Leaving out every picture, retype the lines below from the top through the one that contains "ax = fig.add_axes([72".

┌────────

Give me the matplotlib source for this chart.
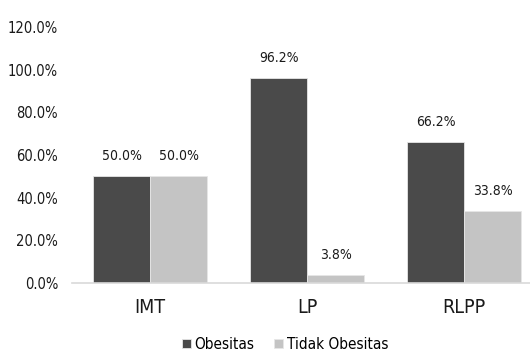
import matplotlib
import numpy as np

matplotlib.use("Agg")
import matplotlib.pyplot as plt

categories = ["IMT", "LP", "RLPP"]
obesitas = [50.0, 96.2, 66.2]
tidak_obesitas = [50.0, 3.8, 33.8]
y_ticks = [0, 20, 40, 60, 80, 100, 120]

plt.rcParams["font.family"] = ["DejaVu Sans"]
plt.rcParams["font.stretch"] = "condensed"

fig = plt.figure(figsize=(5.3, 3.54), dpi=100)
ax = fig.add_axes([72 / 530, 71 / 354, 458 / 530, 256 / 354])

x = np.arange(len(categories))
w = 0.363
b1 = ax.bar(x - w / 2, obesitas, w, color="#4a4a4a", edgecolor="#e6e6e6", linewidth=0.6,
            label="Obesitas")
b2 = ax.bar(x + w / 2, tidak_obesitas, w, color="#c4c4c4", edgecolor="#e6e6e6", linewidth=0.6,
            label="Tidak Obesitas")

# value labels above each bar
for bars in (b1, b2):
    for rect in bars:
        h = rect.get_height()
        ax.annotate(f"{h:.1f}%", (rect.get_x() + rect.get_width() / 2, h),
                    xytext=(0, 9.5), textcoords="offset points",
                    ha="center", va="bottom", fontsize=10, color="#1a1a1a")

ax.set_xlim(-78 / 157, 380 / 157)
ax.set_ylim(0, 120)
ax.set_yticks(y_ticks)
ax.set_yticklabels([f"{t:.1f}%" for t in y_ticks], fontsize=10.5, color="#1a1a1a")
ax.set_xticks(x)
ax.set_xticklabels(categories, fontsize=14, color="#1a1a1a")
ax.tick_params(axis="y", length=0, pad=10)
ax.tick_params(axis="x", length=0, pad=11)

for side in ("top", "right", "left"):
    ax.spines[side].set_visible(False)
ax.spines["bottom"].set_color("#d9d9d9")
ax.spines["bottom"].set_linewidth(1.2)

fig.legend(handles=[b1, b2], loc="center", bbox_to_anchor=(0.538, 0.027), ncol=2,
           frameon=False, fontsize=11, handlelength=0.55, handleheight=0.55,
           handletextpad=0.25, columnspacing=1.3)

fig.savefig("out.png", dpi=100)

└────────

> [Written response]:
Give me the matplotlib source for this chart.
import matplotlib
import numpy as np

matplotlib.use("Agg")
import matplotlib.pyplot as plt

categories = ["IMT", "LP", "RLPP"]
obesitas = [50.0, 96.2, 66.2]
tidak_obesitas = [50.0, 3.8, 33.8]
y_ticks = [0, 20, 40, 60, 80, 100, 120]

plt.rcParams["font.family"] = ["DejaVu Sans"]
plt.rcParams["font.stretch"] = "condensed"

fig = plt.figure(figsize=(5.3, 3.54), dpi=100)
ax = fig.add_axes([72 / 530, 71 / 354, 458 / 530, 256 / 354])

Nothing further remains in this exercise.